The personalisation aspects of MPEG-H Audio include the ability to select a specific commentary for a sports match (the choice could not only be between the TV or radio commentators but also fans commentating), plus the potential to choose which end of a ground the crowd noise comes from (the home end or the away end). While this gives viewers more choice and flexibility in what and how they watch, OBA has other benefits when it comes to assistive listening.
We can’t hear you
Increasingly, people of all ages are now experiencing hearing problems for various reasons. Broadcasters have seen the number of complaints about programmes being difficult to understand increase over the last ten years. At the end of 2020 Fraunhofer IIS, in conjunction with German regional public broadcaster WDR, published a survey that found 68 per cent of the viewing audience across all demographics frequently, or very frequently, had problems understanding speech on TV. Because of this many people now resort to switching on the subtitles if they cannot hear the dialogue properly.
Several OBA developers, including the BBC, have worked on techniques that provide the viewer or listener with the ability to change the balance between the speech and background effects and/or music. The system for this within MPEG-H Audio is Dialog+, a production technology that makes it possible for loudness levels to be adapted for both speech and background sound. To do this Dialog+ uses deep learning, which can only be utilised once the final mix has been completed.
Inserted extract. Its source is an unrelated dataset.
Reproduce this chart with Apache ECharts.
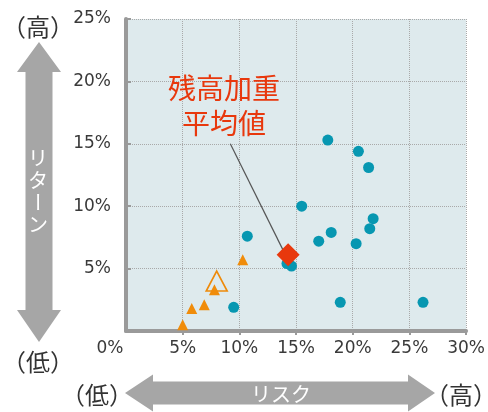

In this way it is possible to create custom speech levels that meet specific personal needs.
In all the different aspects of MPEG-H production, Fuchs says metadata is very important. “It needs to be tightly time aligned with the audio signals,” he says. “As a start, in existing SDI infrastructures we wanted to be able to use one of the audio tracks for the metadata delivery to the encoder. We have some kind of modulated signals that carry the metadata and from the encoding point of view it’s the same input interface. The encoder just reads the metadata and acts accordingly. It’s kind of remote controlled through production, so encoding is not more complicated than in the past. On the output, for emission, it’s a single bit stream. This means emission systems don’t really need to change. It’s one elementary stream for MPEG-H that carries whatever is produced, immersive with objects.”
MPEG-H Audio has been implemented in Brazil but is yet to be adopted by European broadcasters. While there is always the more high profile option of Dolby, the potential of the personalisation and assistive features within MPEG-H could see it being embraced as appreciation of what the non-immersive features can offer grows within the broadcast market.